My sources of power are several. The first source is my BATNA. Critically argued, the BATNA makes a lot of sense, and the case still makes sense since all the work gets done even during the increased working hours and the reduced days of working (Brett, 2000). The other source of power is my current position that allows me to make demands and influence the decisions by my position’s authority. The other source of authority that I have is the psychological games. The mind games make my supervisor feel superior is enough to make him want to do things in my favor to confirm that he or she has the power to change decisions.

The most critical issue for my opponent is to have work done. For my opponent it is not about the times and the days but the work need to take place. Another critical issue for my opponent is the need to make profits from the job. Therefore, much as we want the work done, there is also need to have gains come back from the work we are doing (Podolny & Baron, 1997). The benefit of the company sustains the company and makes it possible to pay employees and get the company in the proper running status. The other important issue is for the company to have enough time in the working calendar to accomplish the assigned tasks. With that addressed, the company came up with the current working schedule that is the framework for getting work done. The other important thing for the company is to have motivated employees that deliver in their tasks and meet the company goals. The employee needs are therefore necessary, and the company seeks to address the employee issues to the best of their ability to make the employee comfortable.

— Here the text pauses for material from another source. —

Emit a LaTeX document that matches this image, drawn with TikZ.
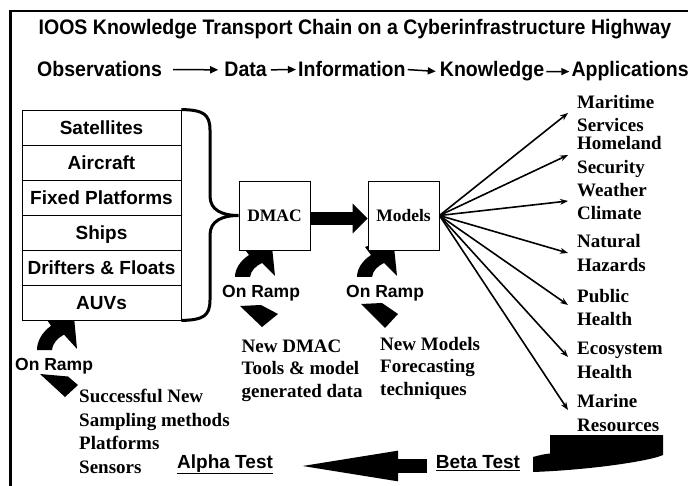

The opponent’s BATNA is the current working system which involves the current salary that has been that way for the standard employee; the working hours are eight and the working days are six (Brett, 2007). The schedule works perfectly for the company as they are achieving the targets and getting work done. The other important issues for the opponent are the welfare of the employee and the profit the company makes. The protection of the employee is essential as a company cannot operate on weaklings that cannot deliver the needed energy. Otherwise, the company will fail in the goals. The profit the company makes is also another vital part of the reasons why the company exists.

My opponent’s sources of power include the current BATNA, the position of power and the psychological reasoning. The current BATNA has all the work getting done efficiently hence has been in use for a while. Since the supervisor is also senior, their decision gives them power over the employee and allows them to make any decision they wish to make. The other part that is a source of power for the opponent is the psychology that they would use to convince me that the current working terms are the best I will get anywhere and therefore I should be content (Podolny & Baron, 1997).

My opening move is to stake my terms and the reasons behind the conditions. The reasoning should be convincing enough to get the supervisor to accept that even with my proposed terms. My value in the company will be the same or even better (Brett, 2000).

The BATNA am giving means working fewer hours and getting more pay. It is my responsibility to get the supervisor to see my value even in the reduced hours and see the need to pay me more. The only way to gain power for me in this negotiation is to prove to the supervisor that even with me working for fewer hours my value will increase and I will actually be of more value to the company and also the company will make more profit. The other reasoning is that the total time put in the work in total s still the same as working fewer hours for more days. Working for five days at ten hours a day is not any different from the current work schedules. The hours put in are the same total (Brett, 2007).


Brett, J. M. (2000). Culture and negotiation. International journal of psychology35(2), 97-104.

Brett, J. M. (2007). Negotiating globally: How to negotiate deals, resolve disputes, and make decisions across cultural boundaries. US: John Wiley & Sons.

Podolny, J. M., & Baron, J. N. (1997). Resources and relationships: Social networks and mobility in the workplace. American sociological review, 673-693.